The Easter fire is on a par with veneration on Good Friday and the reservation of the Eucharist on Holy Thursday, as a consideration for the liturgical year and how it impacts a building’s design:
§ 84 § In some circumstances parishes may be able to create a permanent place for lighting the Easter fire. In others, the rite may be conducted in the gathering area immediately outside the church.

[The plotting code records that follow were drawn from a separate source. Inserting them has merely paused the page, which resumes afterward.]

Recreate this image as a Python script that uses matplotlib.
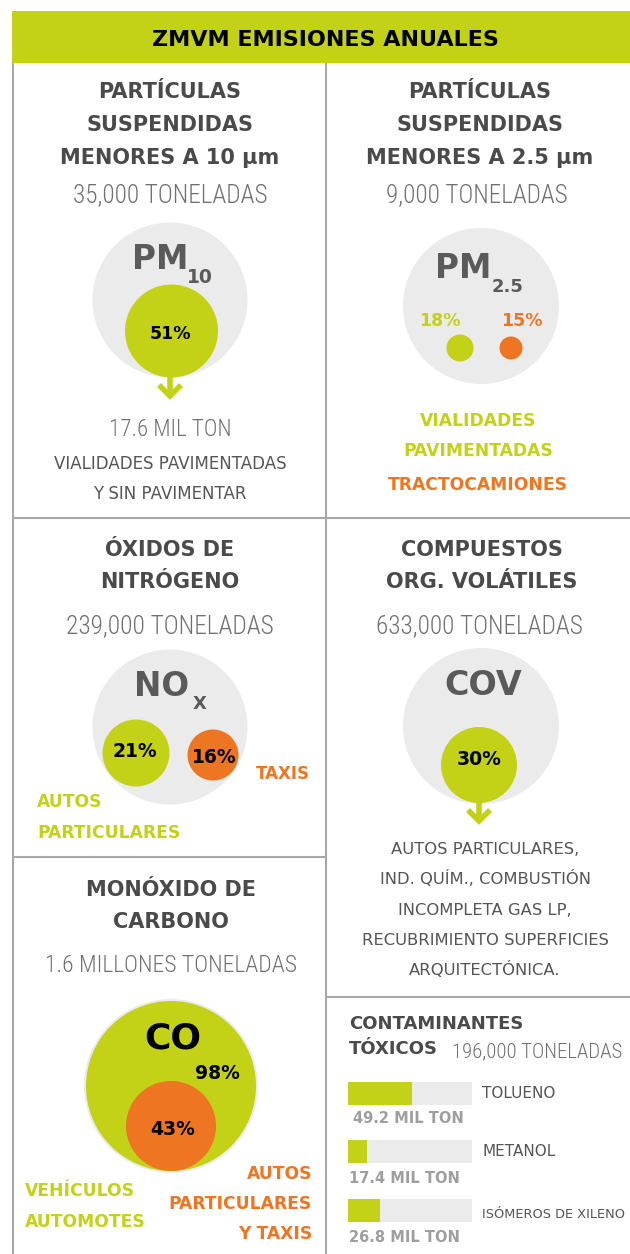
import os
import matplotlib
matplotlib.use("Agg")
import matplotlib.pyplot as plt
from matplotlib.patches import Circle, Rectangle
from matplotlib import font_manager as fm

# ---------------- data ----------------
header = "ZMVM EMISIONES ANUALES"
pm10_title = ["PARTÍCULAS", "SUSPENDIDAS", "MENORES A 10 µm"]
pm10_total = "35,000 TONELADAS"
pm10_share = 51
pm10_amount = "17.6 MIL TON"
pm10_source = ["VIALIDADES PAVIMENTADAS", "Y SIN PAVIMENTAR"]

pm25_title = ["PARTÍCULAS", "SUSPENDIDAS", "MENORES A 2.5 µm"]
pm25_total = "9,000 TONELADAS"
pm25_shares = [18, 15]
pm25_sources = ["VIALIDADES", "PAVIMENTADAS", "TRACTOCAMIONES"]

nox_title = ["ÓXIDOS DE", "NITRÓGENO"]
nox_total = "239,000 TONELADAS"
nox_shares = [21, 16]
nox_sources = ["AUTOS", "PARTICULARES", "TAXIS"]

cov_title = ["COMPUESTOS", "ORG. VOLÁTILES"]
cov_total = "633,000 TONELADAS"
cov_share = 30
cov_source = ["AUTOS PARTICULARES,", "IND. QUÍM., COMBUSTIÓN", "INCOMPLETA GAS LP,",
              "RECUBRIMIENTO SUPERFICIES", "ARQUITECTÓNICA."]

co_title = ["MONÓXIDO DE", "CARBONO"]
co_total = "1.6 MILLONES TONELADAS"
co_shares = [98, 43]
co_sources_all = ["VEHÍCULOS", "AUTOMOTES"]
co_sources_sub = ["AUTOS", "PARTICULARES", "Y TAXIS"]

tox_title = ["CONTAMINANTES", "TÓXICOS"]
tox_total = "196,000 TONELADAS"
tox_names = ["TOLUENO", "METANOL", "ISÓMEROS DE XILENO"]
tox_values = [49.2, 17.4, 26.8]
tox_fill = [0.52, 0.15, 0.26]   # filled fraction of each bar as drawn

# ---------------- style ----------------
GREEN = "#C3D117"
ORANGE = "#EE7623"
LIGHT = "#EBEBEB"
DARK = "#4A4A4A"
TON = "#707070"
BODY = "#555555"
LINE = "#A8A8A8"
SYM = "#5A5A5A"


def find_condensed():
    prefs = ["NotoSans-ExtraCondensedLight", "NotoSans-CondensedLight",
             "NotoSans-ExtraCondensed.", "NotoSans-Condensed.",
             "LiberationSansNarrow-Regular", "RobotoCondensed-Light",
             "RobotoCondensed-Regular", "Roboto_Condensed-Light",
             "OpenSans-CondensedLight", "OpenSans_Condensed-Light",
             "DejaVuSansCondensed."]
    files = set(f.fname for f in fm.fontManager.ttflist)
    try:
        files |= set(fm.findSystemFonts())
    except Exception:
        pass
    files = sorted(files)
    for p in prefs:
        for f in files:
            if os.path.basename(f).startswith(p):
                return f
    return None


COND = find_condensed()

W, H = 630, 1254
PX = 100 / 72.0
fig = plt.figure(figsize=(W / 100, H / 100), dpi=100)
ax = fig.add_axes([0, 0, 1, 1])
ax.set_xlim(0, W)
ax.set_ylim(H, 0)
ax.axis("off")
renderer = fig.canvas.get_renderer()


def T(x, y, s, size, color, weight="normal", ha="center", family="DejaVu Sans", cap=0.73):
    return ax.text(x, y + 0.5 * cap * size * PX, s, fontsize=size, color=color,
                   fontweight=weight, ha=ha, va="baseline", family=family)


def ton(x, y, s, width, cap_px=23, ha="center"):
    """Condensed light text: sized to match the reference cap height, shrunk to its width."""
    if COND:
        fp = fm.FontProperties(fname=COND)
    else:
        fp = fm.FontProperties(family="DejaVu Sans", weight="light")
    size = cap_px / (0.714 * PX)
    fp.set_size(size)
    t = ax.text(x, y, s, fontproperties=fp, color=TON, ha=ha, va="baseline")
    w = t.get_window_extent(renderer).width
    if w > width:
        size *= width / w
    fp2 = fp.copy()
    fp2.set_size(size)
    t.set_fontproperties(fp2)
    t.set_y(y + 0.5 * 0.714 * size * PX)
    return t


def disc(x, y, r, color, z=2):
    ax.add_patch(Circle((x, y), r, facecolor=color, edgecolor="none", zorder=z))


def arrow(x, y0, y1):
    ax.plot([x, x], [y0, y1 - 3], color=GREEN, lw=4, solid_capstyle="butt", zorder=3)
    ax.plot([x - 11, x, x + 11], [y1 - 13, y1 - 2, y1 - 13], color=GREEN, lw=4,
            solid_joinstyle="miter", solid_capstyle="butt", zorder=3)


def pct(v):
    return f"{v}%"


# header
ax.add_patch(Rectangle((12, 11), W - 12, 52, facecolor=GREEN, edgecolor="none"))
T(325, 38, header, 16, "black", weight="bold")

# grid lines
lk = dict(color=LINE, lw=1.5, solid_capstyle="butt", zorder=1)
ax.plot([13, 13], [63, H], **lk)
ax.plot([326, 326], [63, H], **lk)
ax.plot([13, W], [518, 518], **lk)
ax.plot([13, 326], [857, 857], **lk)
ax.plot([326, W], [997, 997], **lk)

# ---- PM10 ----
cx = 170
for i, s in enumerate(pm10_title):
    T(cx, 90 + 33 * i, s, 15, DARK, weight="bold")
ton(cx, 193, pm10_total, 195)
disc(170, 300, 77.5, LIGHT, 1)
T(160, 257, "PM", 23.5, SYM, weight="bold")
T(200, 276, "10", 13.5, SYM, weight="bold")
disc(171.5, 331, 46.5, GREEN)
T(170, 332.5, pct(pm10_share), 12.5, "black", weight="bold")
arrow(170, 376, 398)
ton(cx, 428, pm10_amount, 123)
T(cx, 463, pm10_source[0], 12, BODY)
T(cx, 493, pm10_source[1], 12, BODY)

# ---- PM2.5 ----
cx = 480
for i, s in enumerate(pm25_title):
    T(cx, 90 + 33 * i, s, 15, DARK, weight="bold")
ton(477, 193, pm25_total, 182)
disc(481, 306, 78, LIGHT, 1)
T(463, 266, "PM", 23.5, SYM, weight="bold")
T(508, 285, "2.5", 13, SYM, weight="bold")
T(440, 320, pct(pm25_shares[0]), 12.5, GREEN, weight="bold")
T(522, 320, pct(pm25_shares[1]), 12.5, ORANGE, weight="bold")
disc(460, 348, 13.5, GREEN)
disc(511, 348, 11.5, ORANGE)
T(478, 420, pm25_sources[0], 12.3, GREEN, weight="bold")
T(478, 450, pm25_sources[1], 12.3, GREEN, weight="bold")
T(478, 484, pm25_sources[2], 12.3, ORANGE, weight="bold")

# ---- NOx ----
cx = 170
for i, s in enumerate(nox_title):
    T(cx, 548 + 32 * i, s, 15, DARK, weight="bold")
ton(cx, 624, nox_total, 208)
disc(170, 727, 77.5, LIGHT, 1)
T(162, 684, "NO", 23.5, SYM, weight="bold")
T(200, 702, "X", 13, SYM, weight="bold")
disc(136, 753, 33.5, GREEN)
disc(213, 755, 25.5, ORANGE)
T(135, 750, pct(nox_shares[0]), 13.5, "black", weight="bold")
T(214, 756, pct(nox_shares[1]), 13.5, "black", weight="bold")
T(283, 773, nox_sources[2], 12, ORANGE, weight="bold")
T(37, 801, nox_sources[0], 12.3, GREEN, weight="bold", ha="left")
T(37, 832, nox_sources[1], 12.3, GREEN, weight="bold", ha="left")

# ---- COV ----
cx = 482
for i, s in enumerate(cov_title):
    T(cx, 548 + 32 * i, s, 15, DARK, weight="bold")
ton(479, 624, cov_total, 208)
disc(481, 726, 78, LIGHT, 1)
T(483, 683, "COV", 24, SYM, weight="bold")
disc(479, 765, 38, GREEN)
T(479, 758, pct(cov_share), 13.5, "black", weight="bold")
arrow(479, 801, 823)
for i, s in enumerate(cov_source):
    T(485, 848 + 30.3 * i, s, 11.8, BODY)

# ---- CO ----
cx = 171
for i, s in enumerate(co_title):
    T(cx, 888 + 32 * i, s, 15, DARK, weight="bold")
ton(cx, 964, co_total, 253, cap_px=24)
disc(171, 1086, 87, LIGHT, 1)
disc(171, 1086, 85, GREEN)
T(173, 1035, "CO", 26, "black", weight="bold")
T(217, 1072, pct(co_shares[0]), 13.5, "black", weight="bold")
disc(171, 1126, 45, ORANGE, 3)
T(173, 1128, pct(co_shares[1]), 13.5, "black", weight="bold")
for i, s in enumerate(co_sources_all):
    T(25, 1190 + 31 * i, s, 12.3, GREEN, weight="bold", ha="left")
for i, s in enumerate(co_sources_sub):
    T(312, 1173 + 30 * i, s, 12.3, ORANGE, weight="bold", ha="right")

# ---- Toxics ----
T(349, 1022, tox_title[0], 13, DARK, weight="bold", ha="left")
T(349, 1047, tox_title[1], 13, DARK, weight="bold", ha="left")
ton(452, 1050, tox_total, 170, cap_px=20, ha="left")
bar_y = [1093.5, 1151.5, 1210.5]
bar_left, bar_w, bar_h = 348, 124, 23
ax.barh(bar_y, [bar_w] * 3, left=bar_left, height=bar_h, color=LIGHT, zorder=2)
ax.barh(bar_y, [f * bar_w for f in tox_fill], left=bar_left, height=bar_h, color=GREEN, zorder=3)
name_y = [1092, 1150, 1213]
name_sz = [11, 11, 9.3]
for n, y, sz in zip(tox_names, name_y, name_sz):
    T(482, y, n, sz, BODY, ha="left")
val_x = [353, 349, 349]
val_y = [1118, 1178, 1237]
for v, x, y in zip(tox_values, val_x, val_y):
    T(x, y, f"{v} MIL TON", 10.5, "#9E9E9E", weight="bold", ha="left")

fig.savefig("out.png", dpi=100)
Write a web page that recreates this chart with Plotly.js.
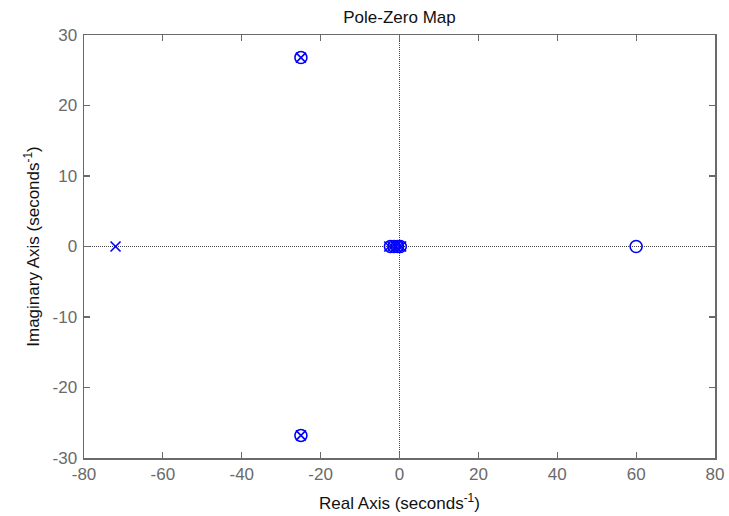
<!DOCTYPE html>
<html><head><meta charset="utf-8">
<script src="https://cdn.plot.ly/plotly-3.0.1.min.js"></script>
<style>html,body{margin:0;padding:0;background:#fff}</style>
</head><body>
<div id="chart" style="width:729px;height:516px"></div>
<script>
const poleReal = [-72, -25, -25, -2.6, -1.8, -0.9, -0.2, 0.4];
const poleImag = [0, 26.8, -26.8, 0, 0, 0, 0, 0];
const zeroReal = [60, -25, -25, -2.3, -1.4, -0.5, 0.2];
const zeroImag = [0, 26.8, -26.8, 0, 0, 0, 0];
const xTicks = [-80, -60, -40, -20, 0, 20, 40, 60, 80];
const yTicks = [-30, -20, -10, 0, 10, 20, 30];

const FONT = 'Liberation Sans, Arial';
const axisCommon = {
  showgrid: false, zeroline: false, showline: true, mirror: 'ticks',
  linecolor: '#6a6a6a', linewidth: 1.5, ticks: 'inside', ticklen: 6,
  tickcolor: '#6a6a6a', tickwidth: 1.2,
  tickfont: {family: FONT, size: 17, color: '#6a6a6a'}
};

const traces = [
  {x: poleReal, y: poleImag, mode: 'markers', type: 'scatter', name: 'poles',
   marker: {symbol: 'x-thin-open', size: 10, color: '#0000ff', line: {color: '#0000ff', width: 1.6}}},
  {x: zeroReal, y: zeroImag, mode: 'markers', type: 'scatter', name: 'zeros',
   marker: {symbol: 'circle-open', size: 12, color: '#0000ff', line: {color: '#0000ff', width: 1.6}}}
];

const layout = {
  width: 729, height: 516,
  margin: {l: 84, r: 14, t: 35, b: 58},
  paper_bgcolor: '#fff', plot_bgcolor: '#fff',
  showlegend: false,
  title: {text: 'Pole-Zero Map', font: {family: FONT, size: 17, color: '#111'}, x: 0.5, xref: 'paper', xanchor: 'center', y: 1, yref: 'container', yanchor: 'top', pad: {t: 11}},
  xaxis: Object.assign({}, axisCommon, {
    range: [-80, 80], tickvals: xTicks, ticktext: xTicks.map(String),
    title: {text: 'Real Axis (seconds<sup>-1</sup>)', font: {family: FONT, size: 17, color: '#111'}, standoff: 14}
  }),
  yaxis: Object.assign({}, axisCommon, {
    range: [-30, 30], tickvals: yTicks, ticktext: yTicks.map(String),
    ticklabelstandoff: 2,
    title: {text: 'Imaginary Axis (seconds<sup>-1</sup>)', font: {family: FONT, size: 17, color: '#111'}, standoff: 8}
  }),
  shapes: [
    {type: 'line', xref: 'x', yref: 'paper', x0: 0, x1: 0, y0: 0, y1: 1, line: {color: '#444', width: 1, dash: '1px,1px'}, layer: 'below'},
    {type: 'line', xref: 'paper', yref: 'y', x0: 0, x1: 1, y0: 0, y1: 0, line: {color: '#444', width: 1, dash: '1px,1px'}, layer: 'below'}
  ]
};

Plotly.newPlot('chart', traces, layout, {displayModeBar: false, staticPlot: true});
</script>
</body></html>
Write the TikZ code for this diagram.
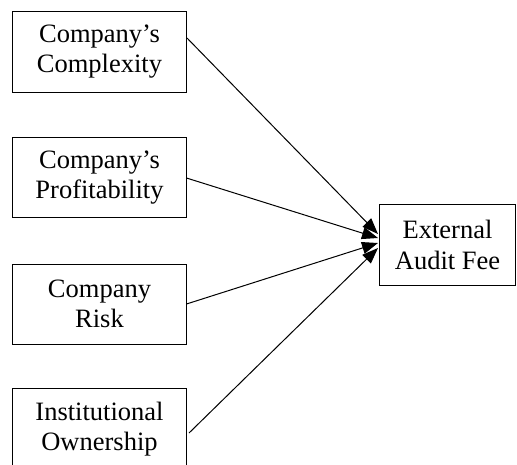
\documentclass[tikz,border=0pt]{standalone}
\usepackage{fontspec}
\setmainfont{Liberation Serif}
\usetikzlibrary{arrows.meta}
\begin{document}
\begin{tikzpicture}[x=1pt,y=-1pt,
  box/.style={draw=black, line width=1pt, rectangle, minimum width=174pt, minimum height=80.5pt, align=center, inner sep=0pt,
    font=\fontsize{26.5}{30}\selectfont},
  openbox/.style={rectangle, minimum width=174pt, minimum height=81pt, align=center, inner sep=0pt,
    font=\fontsize{26.5}{30}\selectfont},
  conn/.style={line width=1pt, -{Triangle[length=16pt,width=12pt]}}]
\useasboundingbox (0,0) rectangle (517,464);
\node[box] (b1) at (99.5,52) {Company’s\\Complexity};
\node[box] (b2) at (99.5,177.5) {Company’s\\Profitability};
\node[box] (b3) at (99.5,304.25) {Company\\Risk};
\node[openbox] (b4) at (99.5,429.5) {Institutional\\Ownership};
\draw[line width=1pt] (b4.south west) -- (b4.north west) -- (b4.north east) -- (b4.south east);
\node[draw=black, line width=1pt, rectangle, minimum width=136.5pt, minimum height=81pt, align=center, inner sep=0pt,
    font=\fontsize{26.5}{31}\selectfont] (fee) at (447.5,244.8) {External\\Audit Fee};
\coordinate (s1) at (187,38);
\coordinate (s2) at (186.5,178);
\coordinate (s3) at (186.5,304);
\coordinate (s4) at (189,433);
\coordinate (t1) at (378,234);
\coordinate (t2) at (378,238);
\coordinate (t3) at (378,243);
\coordinate (t4) at (378,248);
\draw[conn] (s1) -- (t1);
\draw[conn] (s2) -- (t2);
\draw[conn] (s3) -- (t3);
\draw[conn] (s4) -- (t4);
\end{tikzpicture}
\end{document}
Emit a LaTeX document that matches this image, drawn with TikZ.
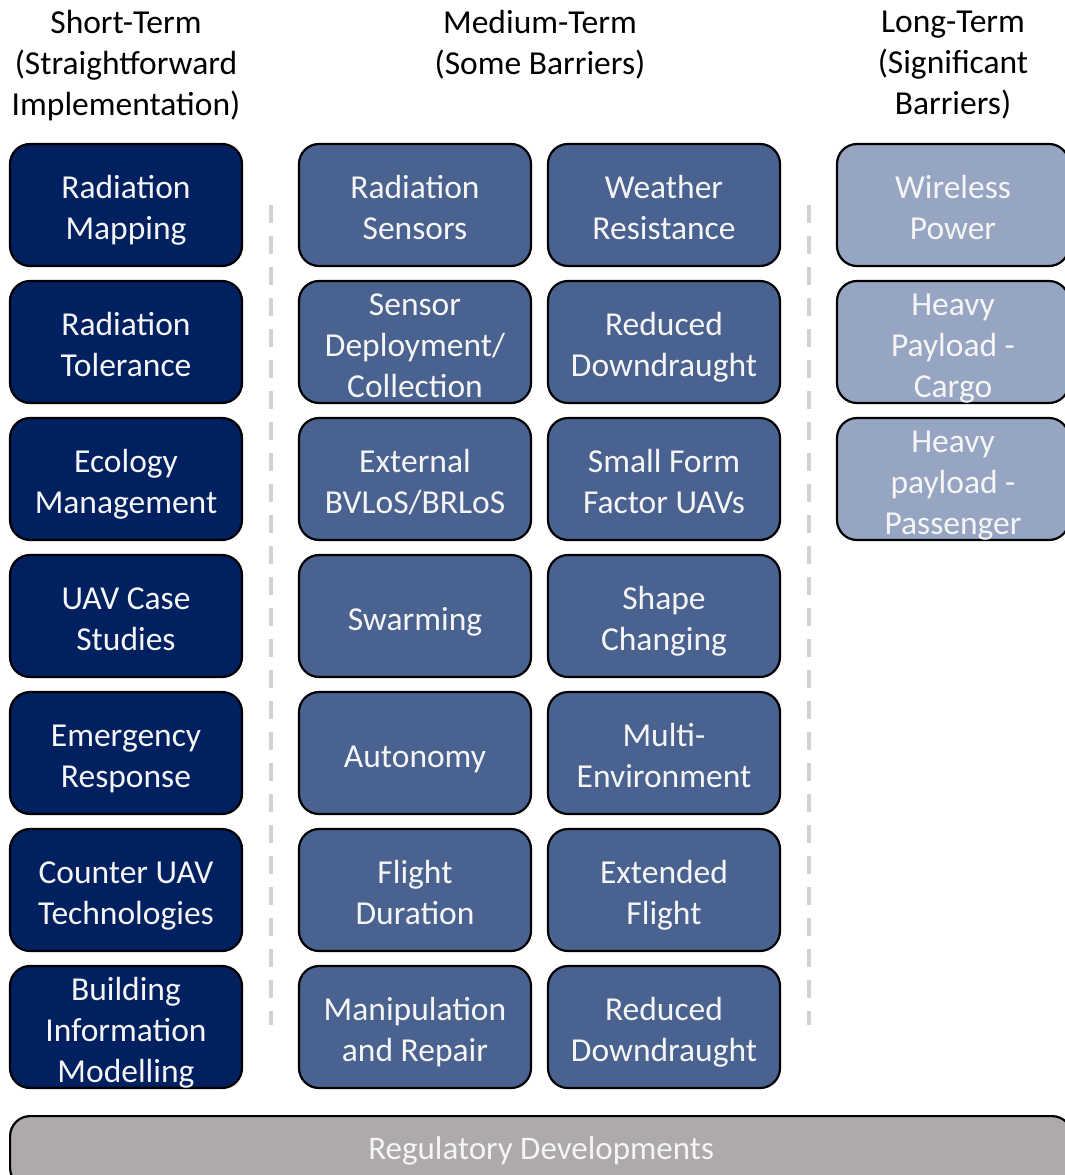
\documentclass[tikz,border=0pt]{standalone}
\usepackage{fontspec}
\setmainfont{Carlito}
\usepackage{tikz}

\definecolor{shortblue}{RGB}{0,32,96}
\definecolor{midblue}{RGB}{74,98,144}
\definecolor{longblue}{RGB}{150,165,193}
\definecolor{reggrey}{RGB}{174,170,170}
\definecolor{sepgrey}{RGB}{210,210,210}

% box text: centred lines, first line a bit taller so the block sits lower;
% the block takes no height itself so three lines do not stretch the box
\newcommand{\topstrut}{\rule{0pt}{36.7pt}}
\newcommand{\boxtext}[1]{\raisebox{-8.375pt}[0pt][0pt]{%
  \begin{tabular}{@{}c@{}}\topstrut#1\strut\end{tabular}}}

\tikzset{
  frame/.style={draw=black, line width=2.2pt, rounded corners=20pt, inner sep=0pt,
    text={rgb,255:red,245;green,245;blue,245}},
  box/.style={frame, minimum width=232pt, minimum height=122pt,
    font=\fontsize{33.5}{41}\selectfont},
  shortbox/.style={box, fill=shortblue},
  midbox/.style={box, fill=midblue},
  longbox/.style={box, fill=longblue},
  heading/.style={align=center, inner sep=0pt, font=\fontsize{33.5}{41}\selectfont,
    execute at begin node=\strut, execute at end node=\strut},
  separator/.style={draw=sepgrey, line width=4pt, dash pattern=on 18pt off 13pt}
}

\begin{document}
\begin{tikzpicture}[x=1pt,y=1pt,yscale=-1,xscale=1]
\useasboundingbox (0,0) rectangle (1065,1175);
\clip (0,0) rectangle (1065,1175);

% Column headings
\node [heading] (hShort) at (126,69) {Short-Term\\(Straightforward\\Implementation)};
\node [heading] (hMid) at (540,49) {Medium-Term\\(Some Barriers)};
\node [heading] (hLong) at (953,69) {Long-Term\\(Significant\\Barriers)};

% Short-term column
\node [shortbox] (s1) at (126,205) {\boxtext{Radiation\\Mapping}};
\node [shortbox] (s2) at (126,342) {\boxtext{Radiation\\Tolerance}};
\node [shortbox] (s3) at (126,479) {\boxtext{Ecology\\Management}};
\node [shortbox] (s4) at (126,616) {\boxtext{UAV Case\\Studies}};
\node [shortbox] (s5) at (126,753) {\boxtext{Emergency\\Response}};
\node [shortbox] (s6) at (126,890) {\boxtext{Counter UAV\\Technologies}};
\node [shortbox] (s7) at (126,1027) {\boxtext{Building\\Information\\Modelling}};

% Medium-term, left column
\node [midbox] (m1) at (415,205) {\boxtext{Radiation\\Sensors}};
\node [midbox] (m2) at (415,342) {\boxtext{Sensor\\Deployment/\\Collection}};
\node [midbox] (m3) at (415,479) {\boxtext{External\\BVLoS/BRLoS}};
\node [midbox] (m4) at (415,616) {\boxtext{Swarming}};
\node [midbox] (m5) at (415,753) {\boxtext{Autonomy}};
\node [midbox] (m6) at (415,890) {\boxtext{Flight\\Duration}};
\node [midbox] (m7) at (415,1027) {\boxtext{Manipulation\\and Repair}};

% Medium-term, right column
\node [midbox] (n1) at (664,205) {\boxtext{Weather\\Resistance}};
\node [midbox] (n2) at (664,342) {\boxtext{Reduced\\Downdraught}};
\node [midbox] (n3) at (664,479) {\boxtext{Small Form\\Factor UAVs}};
\node [midbox] (n4) at (664,616) {\boxtext{Shape\\Changing}};
\node [midbox] (n5) at (664,753) {\boxtext{Multi-\\Environment}};
\node [midbox] (n6) at (664,890) {\boxtext{Extended\\Flight}};
\node [midbox] (n7) at (664,1027) {\boxtext{Reduced\\Downdraught}};

% Long-term column
\node [longbox] (l1) at (953,205) {\boxtext{Wireless\\Power}};
\node [longbox] (l2) at (953,342) {\boxtext{Heavy\\Payload -\\Cargo}};
\node [longbox] (l3) at (953,479) {\boxtext{Heavy\\payload -\\Passenger}};

% Dashed separators
\coordinate (sepA top) at (271,205);
\coordinate (sepA bot) at (271,1025);
\coordinate (sepB top) at (809,205);
\coordinate (sepB bot) at (809,1025);
\draw [separator] (sepA top) -- (sepA bot);
\draw [separator] (sepB top) -- (sepB bot);

% Regulatory bar along the bottom
\node [frame, fill=reggrey, minimum width=1062pt, minimum height=72pt, anchor=north west,
  font=\fontsize{33}{38}\selectfont, execute at end node=\strut] (reg) at (9,1115)
  {Regulatory Developments};

\end{tikzpicture}
\end{document}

While safety is always an important consideration, a flame to “dispel the darkness and light up the night” is needed to achieve the full symbolism of the fire.”* In climates and circumstances where weather precludes lighting the fire outdoors, a more limited fire can be enkindled indoors with the proper accommodations for ventilation, for heat and smoke detectors, for local fire regulations, and for surrounding the space with non-combustible materials.
The note from the CDWDS’s Circular Letter Concerning the Preparation and Celebration of the Easter Feasts, no. 82: “Insofar as possible, a suitable place should be prepared outside the church for the blessing of the new fire, whose flames should be such that they genuinely dispel the darkness and light up the night.”
One pastor I knew was satisfied with an alcohol fire at the Church entrance. It wasn’t until the ntext pastor was assigned that I could budge that “tradition.” One parish I visited had a bronze “container/sculpture” that housed the wood for the Easter fire. It was placed on the edge of a courtyard outside the church. For a once-a-year event? a priest asked me. Yes. Even for just once a year–it’s that important.